Throughout the fellowship, participants also work on a series of collaborative and individual creative projects that allow them to apply what they are learning in real time. The following examples highlight some of the projects the Media Design Fellows have executed as part of the program.
Guarded Yet Hopeful (Zine)
Our new zine weaves together personal stories, artwork, and data visualizations to illuminate how grief and loss shape the
lives - and futures - of Philadelphia’s 18- to 26-year-olds. The publication pairs first-person reflections with insights from our ongoing Narrative Inquiry Project, spotlighting both the weight of “grief paralysis” and the possibilities for healing, advocacy, and economic mobility.

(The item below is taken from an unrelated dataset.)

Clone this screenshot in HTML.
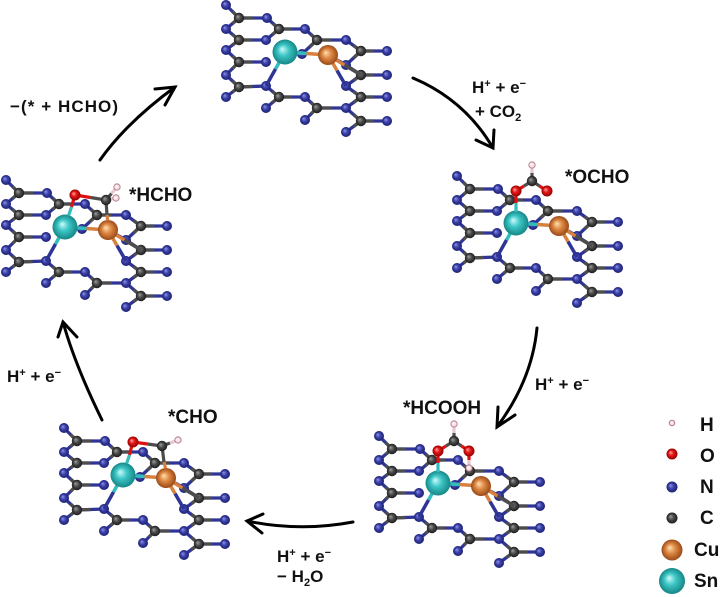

Flip through its pages to meet the storytellers, learn what helps them move from paralysis toward well-being, and discover concrete calls to action for families, educators, employers, and policymakers.
Moment of Sharing
The Wealth + Work Futures Lab’s Media Fellowship Program hosted 60+ individuals to share their exploration with grief, loss, and well-being. By building media that explores invisible grief, engaging with peers around loss and well-being, our young people are making clear that they are ready to make the unseen seen to build a Philadelphia where young people can feel safe, valued, and heard.
Data Walk
We hosted a data walk to return the stories to the community and invite collective interpretation. Rather than analyzing youth experiences from a distance, we created space for young people to engage directly with the words, patterns, and themes that emerged.
Participants moved through a series of stations featuring quotes, visualizations, and key insights from the interviews- asking not just what’s here, but what does this mean for us? The data walk became a space of reflection, storytelling, and sensemaking- where knowledge was not extracted but shared, shaped, and deepened together.
Further Together
Wealth & Work Future Lab Fellow Charlotte Tatum and Research & Innovation Officer Alicia Atkinson presented research from our latest project “Grief, Loss, Young People, and the Workplace” at #FurtherTogether, the annual gathering of workforce development funders hosted by Workforce Matters Funders Network.
Their session, which was one of only twelve featured, invited participants to explore how grief, healing, and financial well-being intersect for young adults.
Change Pending
Through a collection of visual storytelling pieces, the fellows explored how young adults process complex emotions, translating their lived experiences into powerful images and thoughtful design.
The exhibit created space for both the artists and the audience to engage in meaningful reflection, highlighting the creative voices of emerging storytellers while demonstrating how visual media can be used as a tool for expression, healing, and connection. As an initial pilot, the exhibit also illustrated the potential of the fellowship program to nurture creative talent and foster conversations that resonate across communities.